Supporters say marriage is not a right, and the amendment would protect the traditional institution of marriage from court rulings allowing same-sex couples to wed.

“The point is, we’re trying to allow the people to decide by allowing them to vote May 8th and not allow an activist judge to decide for us,” supporter Tyler McNabb said. “Marriage is an institution that was created by God.”

Both sides have held rallies in recent weeks to energize their bases in advance of the primary.

The WRAL News poll shows the amendment has broad support across most segments of the population.

More than 60 percent of men and 55 percent of women back the proposal. Along racial lines, 61 percent of white voters and 56 percent of black voters support it.

Support for the amendment appears to increase with age, from 50 percent among 18- to 34-year-olds to 65 percent among those age 65 and older.

Independent and moderate voters were the only demographic segments where amendment opponents held a slight advantage – although it was within the margin of error in both instances.

Among independents, opposition to the amendment is running at 47 percent, compared with 45 percent for supporters. Democratic voters are evenly split on the issue at 46 percent a side.

Voters identifying themselves as moderate oppose the amendment by a 46 to 44 percent margin.
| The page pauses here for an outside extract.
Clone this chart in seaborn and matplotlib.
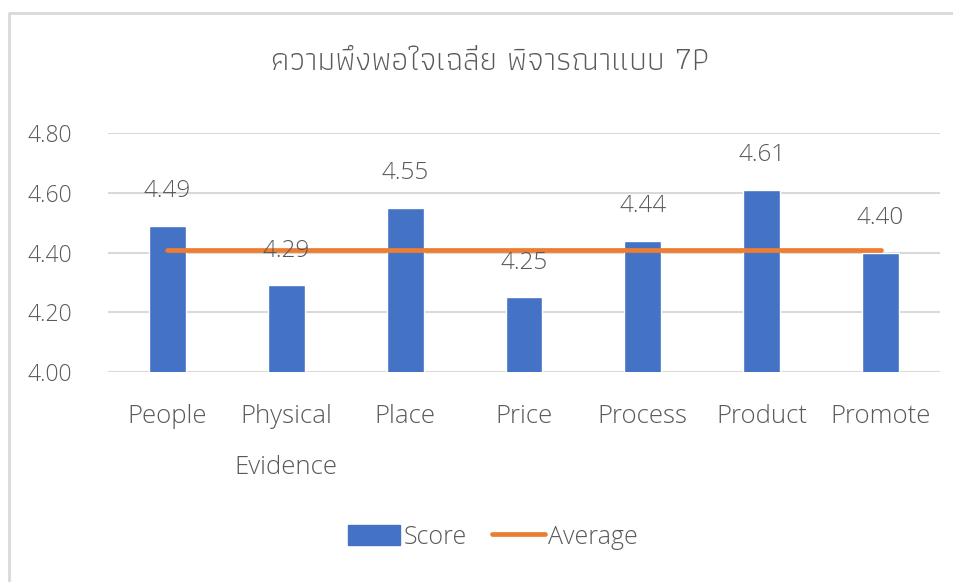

A recent Elon University poll found that 58 percent of North Carolinians oppose the amendment, with 38 in favor of it. That poll surveys adults statewide, while the WRAL News poll includes the results only of likely voters.

Despite the broad amendment support in the WRAL News poll, only 37 percent of voters said same-sex couples deserve no legal recognition in North Carolina, according to the poll. Twenty-one percent said they should be allowed to marry, 19 percent said they should be eligible for domestic partner benefits and 17 percent said civil unions should be permitted in the state.

McNabb called those numbers “a red herring” that distracts from the overall debate on the amendment, but Pugliese said he thinks they show that people don’t really understand the amendment.

Reporter: Bruce Mildwurf
Photographer: Greg Clark
Web Editor: Matthew Burns

Further, just in case the video clip of the newscast is removed, I have embedded it here locally on the Z-Issue. Feel free to watch it by simply clicking the play button below:

Anthony Pugliese and Alex Mancuso on the proposed gay marriage ban in North Carolina, United States:

Surprisingly, I think that the WRAL team did a fairly decent job presenting the issue in a reasonably unbiased manner. Both sides were given attention, without many references to the anchors’ personal opinions. Congratulations Tony and Alex for showing the North Carolina viewers a lovely family with same-sex parents upholding traditional values.